→ Instructions for the task:
Determine how many lines of the records include "this", and answer with the number alone.

------ Recorded data

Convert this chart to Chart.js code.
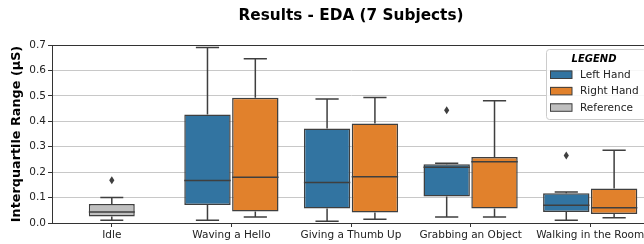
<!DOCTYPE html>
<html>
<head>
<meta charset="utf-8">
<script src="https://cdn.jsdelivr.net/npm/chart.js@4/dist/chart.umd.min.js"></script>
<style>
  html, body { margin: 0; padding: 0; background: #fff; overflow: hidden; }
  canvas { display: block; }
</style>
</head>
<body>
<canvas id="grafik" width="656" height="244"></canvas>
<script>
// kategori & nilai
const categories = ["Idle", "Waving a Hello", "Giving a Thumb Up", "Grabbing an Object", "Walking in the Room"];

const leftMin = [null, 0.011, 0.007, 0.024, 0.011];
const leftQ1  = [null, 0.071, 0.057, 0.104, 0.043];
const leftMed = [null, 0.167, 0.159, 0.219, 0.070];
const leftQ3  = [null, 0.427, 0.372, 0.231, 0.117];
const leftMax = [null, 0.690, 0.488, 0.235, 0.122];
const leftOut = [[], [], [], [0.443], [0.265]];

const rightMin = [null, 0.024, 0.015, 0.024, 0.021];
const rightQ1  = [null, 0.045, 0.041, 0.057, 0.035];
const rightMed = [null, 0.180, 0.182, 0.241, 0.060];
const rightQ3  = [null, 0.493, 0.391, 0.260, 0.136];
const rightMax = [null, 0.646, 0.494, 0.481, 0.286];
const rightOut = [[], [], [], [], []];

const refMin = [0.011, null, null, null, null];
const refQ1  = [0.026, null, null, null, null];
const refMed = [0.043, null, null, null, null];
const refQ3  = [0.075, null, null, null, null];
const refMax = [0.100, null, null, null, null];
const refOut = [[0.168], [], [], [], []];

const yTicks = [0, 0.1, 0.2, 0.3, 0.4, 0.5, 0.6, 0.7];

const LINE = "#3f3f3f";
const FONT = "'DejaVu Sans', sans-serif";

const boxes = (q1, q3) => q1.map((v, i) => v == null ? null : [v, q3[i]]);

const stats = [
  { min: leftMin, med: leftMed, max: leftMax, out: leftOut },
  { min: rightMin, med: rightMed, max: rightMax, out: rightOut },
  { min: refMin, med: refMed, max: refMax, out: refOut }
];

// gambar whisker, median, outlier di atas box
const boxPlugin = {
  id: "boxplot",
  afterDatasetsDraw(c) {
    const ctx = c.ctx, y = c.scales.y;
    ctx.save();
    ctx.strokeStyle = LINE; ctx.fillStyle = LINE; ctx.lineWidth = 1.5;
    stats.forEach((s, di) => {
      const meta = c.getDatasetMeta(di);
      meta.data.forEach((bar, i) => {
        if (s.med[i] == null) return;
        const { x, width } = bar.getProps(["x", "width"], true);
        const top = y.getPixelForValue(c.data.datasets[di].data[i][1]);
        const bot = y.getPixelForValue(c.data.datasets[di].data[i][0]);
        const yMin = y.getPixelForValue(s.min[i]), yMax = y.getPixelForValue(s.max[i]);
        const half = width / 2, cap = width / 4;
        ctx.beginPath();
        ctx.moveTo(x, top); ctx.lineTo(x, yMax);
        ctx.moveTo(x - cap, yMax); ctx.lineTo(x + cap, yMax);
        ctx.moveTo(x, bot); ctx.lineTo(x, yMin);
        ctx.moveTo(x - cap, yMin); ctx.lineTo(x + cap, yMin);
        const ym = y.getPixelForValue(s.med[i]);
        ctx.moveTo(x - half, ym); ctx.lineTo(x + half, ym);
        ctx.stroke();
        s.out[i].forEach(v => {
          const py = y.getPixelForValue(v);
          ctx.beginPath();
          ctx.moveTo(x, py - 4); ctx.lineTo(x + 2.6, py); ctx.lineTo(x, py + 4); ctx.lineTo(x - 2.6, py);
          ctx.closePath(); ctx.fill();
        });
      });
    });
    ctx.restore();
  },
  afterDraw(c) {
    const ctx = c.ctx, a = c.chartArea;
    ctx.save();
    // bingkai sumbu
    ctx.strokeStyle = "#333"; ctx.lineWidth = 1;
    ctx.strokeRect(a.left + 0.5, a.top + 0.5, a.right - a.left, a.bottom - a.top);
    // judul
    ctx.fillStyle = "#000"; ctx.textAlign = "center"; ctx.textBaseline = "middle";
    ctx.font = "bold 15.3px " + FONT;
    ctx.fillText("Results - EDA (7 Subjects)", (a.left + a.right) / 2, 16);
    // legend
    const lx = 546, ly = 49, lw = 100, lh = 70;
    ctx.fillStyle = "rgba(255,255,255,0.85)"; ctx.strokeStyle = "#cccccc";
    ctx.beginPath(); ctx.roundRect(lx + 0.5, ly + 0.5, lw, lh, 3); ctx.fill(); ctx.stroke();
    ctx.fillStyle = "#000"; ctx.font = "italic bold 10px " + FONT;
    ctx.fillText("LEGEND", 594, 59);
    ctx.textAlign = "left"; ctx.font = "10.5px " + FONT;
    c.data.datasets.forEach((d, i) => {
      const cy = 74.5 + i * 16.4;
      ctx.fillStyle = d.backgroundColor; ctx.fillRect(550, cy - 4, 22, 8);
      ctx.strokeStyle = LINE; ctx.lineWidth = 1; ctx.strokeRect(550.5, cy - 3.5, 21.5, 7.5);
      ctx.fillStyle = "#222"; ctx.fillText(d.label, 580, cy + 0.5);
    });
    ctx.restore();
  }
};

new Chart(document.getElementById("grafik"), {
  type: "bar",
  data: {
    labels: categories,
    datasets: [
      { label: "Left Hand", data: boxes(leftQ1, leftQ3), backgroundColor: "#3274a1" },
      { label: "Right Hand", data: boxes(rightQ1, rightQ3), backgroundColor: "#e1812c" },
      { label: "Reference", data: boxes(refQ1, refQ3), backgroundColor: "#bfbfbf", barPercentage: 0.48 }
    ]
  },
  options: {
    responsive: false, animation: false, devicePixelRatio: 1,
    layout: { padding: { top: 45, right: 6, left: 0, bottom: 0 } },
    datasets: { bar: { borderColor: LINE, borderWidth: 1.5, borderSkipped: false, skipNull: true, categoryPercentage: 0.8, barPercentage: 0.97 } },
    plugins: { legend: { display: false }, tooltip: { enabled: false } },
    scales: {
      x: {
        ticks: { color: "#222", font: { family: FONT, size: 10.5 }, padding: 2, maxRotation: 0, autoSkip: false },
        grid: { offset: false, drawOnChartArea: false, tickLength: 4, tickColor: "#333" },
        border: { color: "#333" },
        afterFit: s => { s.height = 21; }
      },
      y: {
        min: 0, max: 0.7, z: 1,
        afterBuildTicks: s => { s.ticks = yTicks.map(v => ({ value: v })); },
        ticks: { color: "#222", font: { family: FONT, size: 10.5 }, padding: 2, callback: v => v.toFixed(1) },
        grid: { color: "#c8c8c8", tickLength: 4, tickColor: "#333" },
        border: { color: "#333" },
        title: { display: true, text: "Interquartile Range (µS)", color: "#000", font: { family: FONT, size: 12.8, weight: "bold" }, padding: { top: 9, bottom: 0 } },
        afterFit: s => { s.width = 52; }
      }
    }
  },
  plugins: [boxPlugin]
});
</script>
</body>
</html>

------------
------ Recorded data

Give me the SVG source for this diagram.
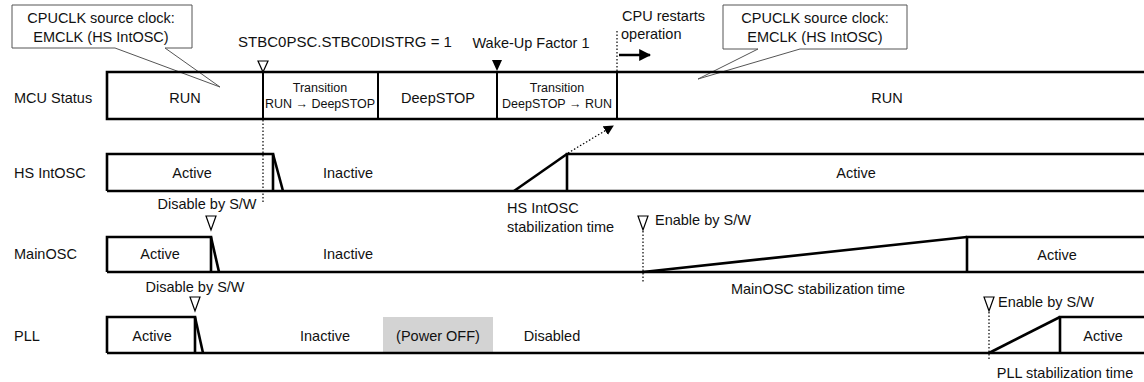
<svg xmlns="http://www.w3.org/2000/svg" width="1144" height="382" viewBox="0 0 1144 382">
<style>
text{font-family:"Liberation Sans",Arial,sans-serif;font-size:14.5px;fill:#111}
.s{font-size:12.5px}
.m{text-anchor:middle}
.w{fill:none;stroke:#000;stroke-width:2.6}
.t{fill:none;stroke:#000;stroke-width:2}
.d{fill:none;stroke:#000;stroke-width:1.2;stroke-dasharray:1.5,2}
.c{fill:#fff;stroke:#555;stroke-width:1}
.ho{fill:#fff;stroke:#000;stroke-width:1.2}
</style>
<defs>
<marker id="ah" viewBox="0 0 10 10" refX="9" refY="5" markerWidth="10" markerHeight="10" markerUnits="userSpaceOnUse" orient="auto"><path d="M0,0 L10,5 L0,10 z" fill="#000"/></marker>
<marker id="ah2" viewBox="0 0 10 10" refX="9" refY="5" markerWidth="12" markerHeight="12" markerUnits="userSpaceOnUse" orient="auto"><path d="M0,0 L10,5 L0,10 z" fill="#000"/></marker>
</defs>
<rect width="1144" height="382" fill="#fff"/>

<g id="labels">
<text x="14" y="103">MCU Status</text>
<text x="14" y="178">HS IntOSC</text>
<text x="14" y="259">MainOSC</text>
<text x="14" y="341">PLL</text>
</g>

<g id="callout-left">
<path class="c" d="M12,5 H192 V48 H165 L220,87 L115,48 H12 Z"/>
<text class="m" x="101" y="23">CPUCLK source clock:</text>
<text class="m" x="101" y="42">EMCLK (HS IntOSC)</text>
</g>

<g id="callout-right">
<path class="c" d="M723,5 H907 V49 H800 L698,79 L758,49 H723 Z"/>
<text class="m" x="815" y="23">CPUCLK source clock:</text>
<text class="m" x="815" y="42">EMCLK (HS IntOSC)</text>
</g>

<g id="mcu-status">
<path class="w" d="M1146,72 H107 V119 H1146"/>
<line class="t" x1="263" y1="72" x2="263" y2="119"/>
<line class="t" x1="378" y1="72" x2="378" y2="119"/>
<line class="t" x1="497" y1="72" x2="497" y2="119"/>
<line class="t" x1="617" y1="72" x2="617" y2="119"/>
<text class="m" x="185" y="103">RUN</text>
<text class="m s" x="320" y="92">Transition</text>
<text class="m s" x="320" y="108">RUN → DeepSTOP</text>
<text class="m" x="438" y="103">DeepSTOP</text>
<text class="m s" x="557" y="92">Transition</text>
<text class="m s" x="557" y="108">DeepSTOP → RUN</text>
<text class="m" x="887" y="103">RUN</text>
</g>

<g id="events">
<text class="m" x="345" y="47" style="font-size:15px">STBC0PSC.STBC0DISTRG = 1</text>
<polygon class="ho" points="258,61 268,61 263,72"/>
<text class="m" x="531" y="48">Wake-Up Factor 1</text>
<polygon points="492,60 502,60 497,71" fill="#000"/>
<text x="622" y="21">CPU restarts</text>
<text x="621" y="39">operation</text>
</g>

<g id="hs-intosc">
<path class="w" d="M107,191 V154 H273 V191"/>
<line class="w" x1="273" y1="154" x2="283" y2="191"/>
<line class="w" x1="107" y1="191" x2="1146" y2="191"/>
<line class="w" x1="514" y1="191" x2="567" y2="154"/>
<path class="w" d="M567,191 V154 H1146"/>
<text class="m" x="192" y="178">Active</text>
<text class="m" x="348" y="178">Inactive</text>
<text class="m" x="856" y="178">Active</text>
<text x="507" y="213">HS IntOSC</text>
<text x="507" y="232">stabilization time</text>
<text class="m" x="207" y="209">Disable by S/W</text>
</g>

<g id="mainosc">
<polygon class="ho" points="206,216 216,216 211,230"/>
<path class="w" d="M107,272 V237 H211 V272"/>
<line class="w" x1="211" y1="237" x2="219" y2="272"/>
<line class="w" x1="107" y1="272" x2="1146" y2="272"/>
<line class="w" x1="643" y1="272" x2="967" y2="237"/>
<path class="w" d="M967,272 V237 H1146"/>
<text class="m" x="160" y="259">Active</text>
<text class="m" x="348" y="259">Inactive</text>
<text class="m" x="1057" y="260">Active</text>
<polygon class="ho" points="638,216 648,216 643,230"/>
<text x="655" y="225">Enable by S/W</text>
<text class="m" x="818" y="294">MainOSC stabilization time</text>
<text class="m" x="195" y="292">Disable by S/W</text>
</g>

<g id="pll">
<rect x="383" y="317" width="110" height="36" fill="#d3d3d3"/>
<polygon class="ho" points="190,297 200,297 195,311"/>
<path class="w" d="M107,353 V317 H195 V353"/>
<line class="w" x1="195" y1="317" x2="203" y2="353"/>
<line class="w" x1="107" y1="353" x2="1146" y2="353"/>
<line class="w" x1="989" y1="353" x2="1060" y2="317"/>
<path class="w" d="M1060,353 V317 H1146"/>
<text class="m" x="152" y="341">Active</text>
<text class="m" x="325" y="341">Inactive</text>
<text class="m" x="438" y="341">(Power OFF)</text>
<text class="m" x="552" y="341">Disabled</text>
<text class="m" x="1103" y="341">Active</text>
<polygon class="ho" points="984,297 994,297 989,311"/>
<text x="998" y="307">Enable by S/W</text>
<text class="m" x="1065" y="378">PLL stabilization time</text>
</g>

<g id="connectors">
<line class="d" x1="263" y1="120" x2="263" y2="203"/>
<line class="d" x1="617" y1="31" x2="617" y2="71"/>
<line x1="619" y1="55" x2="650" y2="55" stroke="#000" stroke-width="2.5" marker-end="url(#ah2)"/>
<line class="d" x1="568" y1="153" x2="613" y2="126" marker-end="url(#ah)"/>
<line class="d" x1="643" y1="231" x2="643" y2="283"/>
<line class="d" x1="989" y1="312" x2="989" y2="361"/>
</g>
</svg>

------------
------ Recorded data

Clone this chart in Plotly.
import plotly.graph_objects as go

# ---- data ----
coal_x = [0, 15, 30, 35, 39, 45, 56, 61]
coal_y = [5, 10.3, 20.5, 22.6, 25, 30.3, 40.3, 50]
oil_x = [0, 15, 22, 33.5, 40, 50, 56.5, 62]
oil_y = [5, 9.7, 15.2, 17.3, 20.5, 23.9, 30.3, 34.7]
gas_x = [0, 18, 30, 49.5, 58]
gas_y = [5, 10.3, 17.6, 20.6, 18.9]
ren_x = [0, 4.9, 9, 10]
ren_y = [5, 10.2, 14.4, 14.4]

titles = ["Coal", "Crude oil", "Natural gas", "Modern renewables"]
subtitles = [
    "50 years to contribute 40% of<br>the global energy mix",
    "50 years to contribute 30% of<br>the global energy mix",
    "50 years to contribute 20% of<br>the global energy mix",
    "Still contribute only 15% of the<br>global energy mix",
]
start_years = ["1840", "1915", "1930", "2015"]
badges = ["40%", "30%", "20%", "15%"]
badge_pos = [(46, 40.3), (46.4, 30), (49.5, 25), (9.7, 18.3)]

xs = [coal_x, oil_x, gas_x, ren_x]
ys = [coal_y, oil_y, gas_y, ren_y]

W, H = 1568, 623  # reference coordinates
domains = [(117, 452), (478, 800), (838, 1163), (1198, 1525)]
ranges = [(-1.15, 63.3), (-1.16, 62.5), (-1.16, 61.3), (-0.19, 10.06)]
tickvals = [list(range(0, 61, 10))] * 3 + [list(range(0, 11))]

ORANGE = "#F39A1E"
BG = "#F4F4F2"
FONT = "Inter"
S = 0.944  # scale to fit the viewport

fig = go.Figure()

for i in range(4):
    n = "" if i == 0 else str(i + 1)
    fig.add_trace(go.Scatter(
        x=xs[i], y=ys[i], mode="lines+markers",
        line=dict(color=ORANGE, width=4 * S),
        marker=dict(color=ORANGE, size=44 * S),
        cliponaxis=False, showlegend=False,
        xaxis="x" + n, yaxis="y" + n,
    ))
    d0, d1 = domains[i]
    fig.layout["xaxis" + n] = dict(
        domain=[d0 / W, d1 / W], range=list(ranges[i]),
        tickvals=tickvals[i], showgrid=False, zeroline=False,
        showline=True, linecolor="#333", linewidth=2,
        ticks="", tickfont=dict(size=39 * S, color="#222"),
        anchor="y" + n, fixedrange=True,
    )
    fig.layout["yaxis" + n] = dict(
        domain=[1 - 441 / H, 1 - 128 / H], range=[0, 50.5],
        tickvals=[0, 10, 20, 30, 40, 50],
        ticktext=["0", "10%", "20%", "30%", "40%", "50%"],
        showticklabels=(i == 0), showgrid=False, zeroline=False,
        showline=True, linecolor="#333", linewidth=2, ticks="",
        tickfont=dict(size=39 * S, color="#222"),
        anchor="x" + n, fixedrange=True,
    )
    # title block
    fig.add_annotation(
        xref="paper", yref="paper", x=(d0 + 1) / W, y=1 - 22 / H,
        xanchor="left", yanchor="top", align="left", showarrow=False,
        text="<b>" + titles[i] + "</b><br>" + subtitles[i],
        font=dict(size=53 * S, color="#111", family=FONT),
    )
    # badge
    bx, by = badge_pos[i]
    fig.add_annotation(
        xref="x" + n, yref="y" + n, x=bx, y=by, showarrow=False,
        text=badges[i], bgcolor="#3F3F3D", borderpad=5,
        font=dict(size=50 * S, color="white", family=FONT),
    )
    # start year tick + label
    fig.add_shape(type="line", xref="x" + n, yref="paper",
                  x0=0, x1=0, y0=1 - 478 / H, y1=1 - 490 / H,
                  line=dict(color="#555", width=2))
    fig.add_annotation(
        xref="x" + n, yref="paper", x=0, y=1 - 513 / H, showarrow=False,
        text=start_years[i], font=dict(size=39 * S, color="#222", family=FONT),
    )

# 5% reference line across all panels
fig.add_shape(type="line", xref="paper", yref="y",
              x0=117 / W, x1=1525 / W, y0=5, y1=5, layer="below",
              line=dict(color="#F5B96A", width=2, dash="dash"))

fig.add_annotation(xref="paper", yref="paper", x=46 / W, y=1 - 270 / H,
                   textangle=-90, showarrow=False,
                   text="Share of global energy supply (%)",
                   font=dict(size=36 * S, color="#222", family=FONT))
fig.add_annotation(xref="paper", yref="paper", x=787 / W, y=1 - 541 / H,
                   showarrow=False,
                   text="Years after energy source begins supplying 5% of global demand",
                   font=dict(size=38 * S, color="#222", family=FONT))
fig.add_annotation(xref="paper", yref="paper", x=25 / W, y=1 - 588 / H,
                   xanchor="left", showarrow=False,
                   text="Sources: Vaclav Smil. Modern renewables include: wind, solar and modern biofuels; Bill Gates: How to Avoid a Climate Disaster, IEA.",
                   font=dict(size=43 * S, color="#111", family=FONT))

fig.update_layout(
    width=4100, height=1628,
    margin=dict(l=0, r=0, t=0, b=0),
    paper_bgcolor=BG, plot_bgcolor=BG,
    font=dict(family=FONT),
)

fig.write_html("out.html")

------------

→ Task result:
3